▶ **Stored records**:
○ ○ ○
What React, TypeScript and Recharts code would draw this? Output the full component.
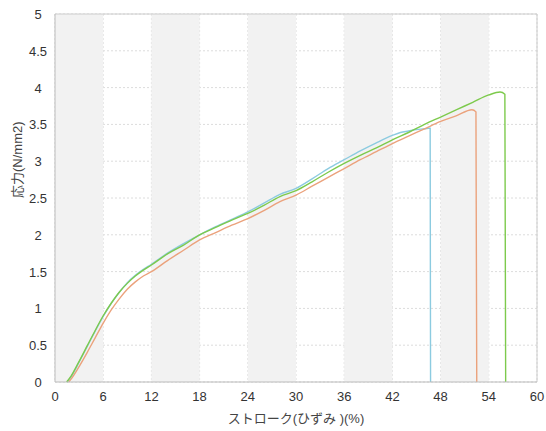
import { LineChart, Line, XAxis, YAxis, CartesianGrid, ReferenceArea, ReferenceLine } from 'recharts';

// stroke (%) / stress (N/mm2) per specimen
const blueX = [1.5, 2, 3, 4, 5, 6, 7, 8, 9, 10, 11, 12, 14, 16, 18, 20, 22, 24, 26, 28, 30, 32, 34, 36, 38, 40, 42, 43, 44, 45, 46, 46.7, 46.75];
const blueY = [0, 0.07, 0.27, 0.48, 0.69, 0.89, 1.07, 1.22, 1.35, 1.45, 1.53, 1.6, 1.75, 1.88, 2.0, 2.11, 2.21, 2.31, 2.43, 2.55, 2.63, 2.76, 2.9, 3.02, 3.14, 3.25, 3.35, 3.39, 3.41, 3.43, 3.44, 3.45, 0];

const orangeX = [1.7, 2, 3, 4, 5, 6, 7, 8, 9, 10, 11, 12, 14, 16, 18, 20, 22, 24, 26, 28, 30, 32, 34, 36, 38, 40, 42, 44, 46, 48, 50, 51.9, 52.4, 52.5];
const orangeY = [0, 0.04, 0.21, 0.4, 0.6, 0.8, 0.98, 1.13, 1.26, 1.36, 1.44, 1.5, 1.65, 1.79, 1.93, 2.03, 2.13, 2.22, 2.33, 2.45, 2.54, 2.66, 2.78, 2.9, 3.02, 3.13, 3.24, 3.34, 3.44, 3.54, 3.62, 3.7, 3.67, 0];

const greenX = [1.45, 2, 3, 4, 5, 6, 7, 8, 9, 10, 11, 12, 14, 16, 18, 20, 22, 24, 26, 28, 30, 32, 34, 36, 38, 40, 42, 44, 46, 48, 50, 52, 54, 55.4, 56.0, 56.1];
const greenY = [0, 0.08, 0.28, 0.49, 0.7, 0.9, 1.07, 1.22, 1.34, 1.44, 1.52, 1.59, 1.74, 1.86, 2.0, 2.1, 2.2, 2.29, 2.4, 2.52, 2.6, 2.72, 2.85, 2.97, 3.08, 3.18, 3.29, 3.39, 3.5, 3.6, 3.7, 3.8, 3.9, 3.94, 3.91, 0];

const xTicks = [0, 6, 12, 18, 24, 30, 36, 42, 48, 54, 60];
const yTicks = [0, 0.5, 1, 1.5, 2, 2.5, 3, 3.5, 4, 4.5, 5];
const bands = [[0, 6], [12, 18], [24, 30], [36, 42], [48, 54]];

const toPoints = (xs: number[], ys: number[]) => xs.map((x, i) => ({ x, y: ys[i] }));

const FONT = 'Arial, "Liberation Sans", "Noto Sans CJK JP", sans-serif';

const XTick = (props: any) => {
  const { x, y, payload } = props;
  return (
    <text x={x} y={y + 11} textAnchor="middle" fontSize={13} fill="#333" fontFamily={FONT}>
      {payload.value}
    </text>
  );
};

const YTick = (props: any) => {
  const { y, payload } = props;
  return (
    <text x={38} y={y + 5} textAnchor="middle" fontSize={13} fill="#333" fontFamily={FONT}>
      {payload.value}
    </text>
  );
};

export default function App() {
  return (
    <div style={{ position: 'absolute', left: 0, top: 0, width: 546, height: 431, background: '#fff' }}>
      <LineChart width={546} height={431} margin={{ top: 14, right: 9, left: 0, bottom: 0 }}>
        {bands.map(([a, b]) => (
          <ReferenceArea key={a} x1={a} x2={b} y1={0} y2={5} fill="#f2f2f2" fillOpacity={1} stroke="none" />
        ))}
        <CartesianGrid strokeDasharray="2 2" stroke="#dcdcdc" />
        <XAxis
          type="number"
          dataKey="x"
          domain={[0, 60]}
          ticks={xTicks}
          allowDataOverflow
          tick={<XTick />}
          tickLine={false}
          axisLine={{ stroke: '#bbb' }}
          height={49}
          label={{ value: 'ストローク(ひずみ )(%)', position: 'insideBottom', offset: 8, fontSize: 13, fill: '#444', fontFamily: FONT }}
        />
        <YAxis
          type="number"
          domain={[0, 5]}
          ticks={yTicks}
          tick={<YTick />}
          tickLine={false}
          axisLine={{ stroke: '#bbb' }}
          width={55}
          label={{ value: '応力(N/mm2)', angle: -90, position: 'insideLeft', offset: 17, fontSize: 13, fill: '#444', fontFamily: FONT }}
        />
        <ReferenceLine y={5} stroke="#ccc" />
        <ReferenceLine x={60} stroke="#ccc" />
        <Line type="monotone" data={toPoints(blueX, blueY)} dataKey="y" stroke="#8ccbe0" strokeWidth={1.4} dot={false} isAnimationActive={false} />
        <Line type="monotone" data={toPoints(orangeX, orangeY)} dataKey="y" stroke="#eba27c" strokeWidth={1.4} dot={false} isAnimationActive={false} />
        <Line type="monotone" data={toPoints(greenX, greenY)} dataKey="y" stroke="#7dca4c" strokeWidth={1.4} dot={false} isAnimationActive={false} />
      </LineChart>
    </div>
  );
}
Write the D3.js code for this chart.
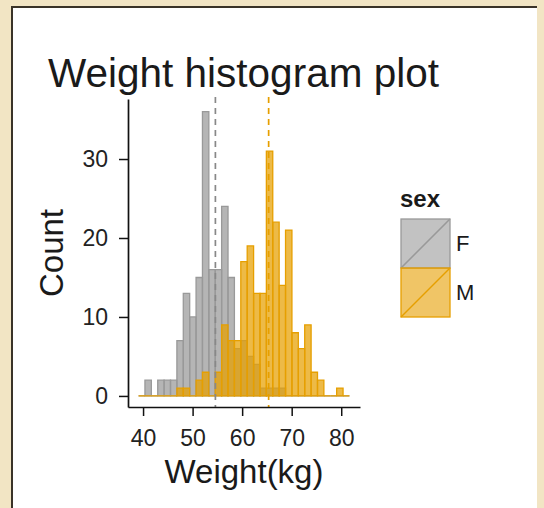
<!DOCTYPE html>
<html><head><meta charset="utf-8">
<script src="https://cdn.jsdelivr.net/npm/d3@7"></script>
<style>html,body{margin:0;padding:0;background:#f3e7c9;} svg{display:block;}</style>
</head><body><svg id="c" width="544" height="508"></svg>
<script>
// ---- data ----
const sexes = ["F", "M"];
const palette = ["#999999", "#E69F00"];
const binStart = 39.09;
const binWidth = 1.29;
const femaleCounts = [0, 2, 0, 2, 2, 2, 7, 13, 10, 15, 36, 16, 16, 24, 15, 6, 7, 5, 4, 1, 1, 1, 1, 0, 0, 0, 0, 0, 0, 0, 0, 0, 0];
const maleCounts   = [0, 0, 0, 0, 0, 0, 1, 1, 0, 2, 3, 0, 3, 9, 7, 7, 17, 19, 13, 13, 31, 22, 14, 21, 8, 6, 9, 3, 2, 0, 0, 1, 0];
const meanWeights = [54.6, 65.35];
const xTickValues = [40, 50, 60, 70, 80];
const yTickValues = [0, 10, 20, 30];
const titleText = "Weight histogram plot";
const xLabel = "Weight(kg)";
const yLabel = "Count";
const legendTitle = "sex";

const series = [femaleCounts, maleCounts];
const FONT = "'Liberation Sans', Arial, Helvetica, sans-serif";

const svg = d3.select("#c");
// frame
svg.append("rect").attr("x", 0).attr("y", 0).attr("width", 544).attr("height", 508).attr("fill", "#f2e5c4");
svg.append("rect").attr("x", 12).attr("y", 7).attr("width", 525).attr("height", 510).attr("fill", "#ffffff");
svg.append("path").attr("d", "M12,508V7H537").attr("fill", "none").attr("stroke", "#3a3328").attr("stroke-width", 2);

const x = d3.scaleLinear().domain([36.96, 83.79]).range([128, 360]);
const y = d3.scaleLinear().domain([-1.4, 37.6]).range([407, 99]);

// bars
series.forEach((counts, si) => {
  const g = svg.append("g");
  g.selectAll("path").data(counts).join("path")
    .attr("d", (c, i) => {
      const x0 = x(binStart + i * binWidth), x1 = x(binStart + (i + 1) * binWidth);
      return `M${x0},${y(0)}V${y(c)}H${x1}V${y(0)}Z`;
    })
    .attr("fill", palette[si]).attr("fill-opacity", 0.72)
    .attr("stroke", palette[si]).attr("stroke-width", 1.3);
});

// mean lines
meanWeights.forEach((m, si) => {
  svg.append("line")
    .attr("x1", x(m)).attr("x2", x(m)).attr("y1", y.range()[1] - 2).attr("y2", y.range()[0])
    .attr("stroke", si === 0 ? "#888888" : palette[si]).attr("stroke-width", 1.7).attr("stroke-dasharray", "6,5");
});

// axes
const xAxis = svg.append("g").attr("transform", `translate(0,${y.range()[0]})`)
  .call(d3.axisBottom(x).tickValues(xTickValues).tickSize(9).tickSizeOuter(0).tickPadding(14));
const yAxis = svg.append("g").attr("transform", `translate(${x.range()[0]},0)`)
  .call(d3.axisLeft(y).tickValues(yTickValues).tickSize(9).tickSizeOuter(0).tickPadding(11));
[xAxis, yAxis].forEach(a => {
  a.select(".domain").attr("stroke", "#111").attr("stroke-width", 1.7);
  a.selectAll(".tick line").attr("stroke", "#111").attr("stroke-width", 1.5);
  a.selectAll(".tick text").attr("fill", "#222").style("font-family", FONT).style("font-size", "23px");
});

// title and labels
svg.append("text").attr("x", 48).attr("y", 87).text(titleText)
  .style("font-family", FONT).style("font-size", "40.5px").attr("fill", "#1a1a1a");
svg.append("text").attr("x", 244).attr("y", 483).attr("text-anchor", "middle").text(xLabel)
  .style("font-family", FONT).style("font-size", "33px").attr("fill", "#1a1a1a");
svg.append("text").attr("transform", "translate(63,253) rotate(-90)").attr("text-anchor", "middle").text(yLabel)
  .style("font-family", FONT).style("font-size", "33px").attr("fill", "#1a1a1a");

// legend
svg.append("text").attr("x", 400).attr("y", 207).text(legendTitle)
  .style("font-family", FONT).style("font-size", "24px").style("font-weight", "bold").attr("fill", "#1a1a1a");
sexes.forEach((s, si) => {
  const ky = 219 + si * 49;
  svg.append("rect").attr("x", 401).attr("y", ky).attr("width", 49).attr("height", 49)
    .attr("fill", palette[si]).attr("fill-opacity", 0.6).attr("stroke", palette[si]).attr("stroke-width", 1.3);
  svg.append("line").attr("x1", 401).attr("y1", ky + 49).attr("x2", 450).attr("y2", ky)
    .attr("stroke", palette[si]).attr("stroke-width", 1.5);
  svg.append("text").attr("x", 456).attr("y", ky + 24.5).attr("dy", "0.36em").text(s)
    .style("font-family", FONT).style("font-size", "22px").attr("fill", "#1a1a1a");
});
</script>
</body></html>
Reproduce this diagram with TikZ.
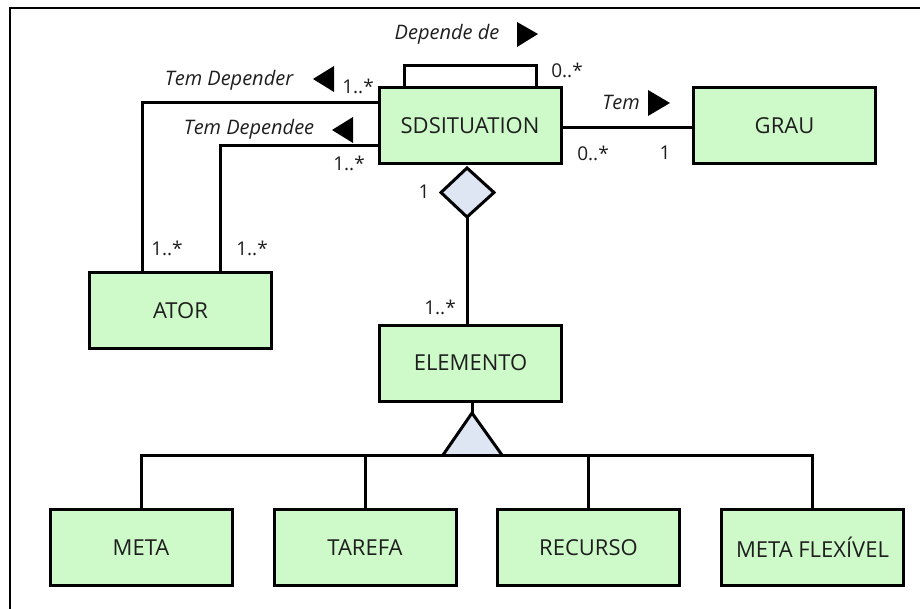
\documentclass[tikz,border=0pt]{standalone}
\usepackage{fontspec}
\setmainfont{Open Sans}
\definecolor{boxgreen}{RGB}{206,250,202}
\definecolor{aggfill}{RGB}{222,230,243}
\definecolor{txt}{RGB}{30,30,30}
\begin{document}
\begin{tikzpicture}[x=1pt,y=-1pt,line join=miter,
  cls/.style={draw=black,line width=3pt,fill=boxgreen,minimum width=182pt,
    minimum height=76pt,inner sep=0pt,text=txt,font=\fontsize{22}{26}\selectfont},
  link/.style={line width=3pt},
  role/.style={inner sep=0pt,text=txt,font=\itshape\fontsize{20}{24}\selectfont},
  mult/.style={inner sep=0pt,text=txt,font=\fontsize{19}{23}\selectfont},
  dirmark/.style={fill=black,draw=none}]
\useasboundingbox (0,0) rectangle (920,609);
\clip (0,0) rectangle (920,609);

% outer frame (only its top and left edges fall on the page)
\draw[line width=2.5pt] (10,640) -- (10,8) -- (950,8);

% classes
\node[cls] (sd)     at (470,126)   {SDSITUATION};
\node[cls] (grau)   at (784.5,126) {GRAU};
\node[cls] (ator)   at (180.5,310.5) {ATOR};
\node[cls] (elem)   at (470.5,363) {ELEMENTO};
\node[cls] (meta)   at (141,547.5) {META};
\node[cls] (tarefa) at (365,547.5) {TAREFA};
\node[cls] (rec)    at (588.5,547.5) {RECURSO};
\node[cls] (flex)   at (812.5,547.5) {META FLEXÍVEL};

% self association "Depende de"
\draw[link] ([xshift=-66pt]sd.north) -- ++(0,-21) -- ++(132,0) -- ([xshift=66pt]sd.north);
\node[role] (lbldep) at (447,34) {Depende de};
\fill[dirmark] (538,34) -- (517,22) -- (517,47) -- cycle;
\node[mult] (m0a) at (567,70) {0..*};

% associations with ATOR
\draw[link] ([yshift=23pt]sd.west) -| ([xshift=-38.5pt]ator.north);
\draw[link] ([yshift=-20pt]sd.west) -| ([xshift=39.5pt]ator.north);
\node[role] (lbldr) at (229,80) {Tem Depender};
\fill[dirmark] (313,79) -- (334,66) -- (334,92) -- cycle;
\node[mult] (m1a) at (358,86) {1..*};
\node[role] (lblde) at (249,129) {Tem Dependee};
\fill[dirmark] (332,130) -- (353,117) -- (353,143) -- cycle;
\node[mult] (m1b) at (349,163) {1..*};
\node[mult] (m1c) at (167,248) {1..*};
\node[mult] (m1d) at (252,248) {1..*};

% association with GRAU
\draw[link] ([yshift=-2pt]sd.east) -- ([yshift=-2pt]grau.west);
\node[role] (lbltem) at (621,102) {Tem};
\fill[dirmark] (670,103) -- (648,90) -- (648,116) -- cycle;
\node[mult] (m0b) at (593,153) {0..*};
\node[mult] (m1e) at (665,153) {1};

% aggregation SDSITUATION <>-- ELEMENTO
\coordinate (dtop) at (467,168);
\coordinate (dbot) at (467,217);
\draw[link,fill=aggfill] (dtop) -- (441,192.5) -- (dbot) -- (494,192.5) -- cycle;
\draw[link] (dbot) -- (dbot |- elem.north);
\node[mult] (m1f) at (424,192) {1};
\node[mult] (m1g) at (440,307) {1..*};

% generalisation ELEMENTO <|-- subclasses
\coordinate (apex) at (472,413);
\draw[link] (apex |- elem.south) -- (apex);
\draw[link,fill=aggfill] (443,455) -- (apex) -- (502,455);
\draw[link] (meta.north) |- (flex.north |- 0,455) -- (flex.north);
\draw[link] (tarefa.north) -- (tarefa.north |- 0,455);
\draw[link] (rec.north) -- (rec.north |- 0,455);
\end{tikzpicture}
\end{document}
○ ○ ○
Copy every line that includes the string "with" from the material above.

Reproduce this diagram with TikZ.
% associations with ATOR
% association with GRAU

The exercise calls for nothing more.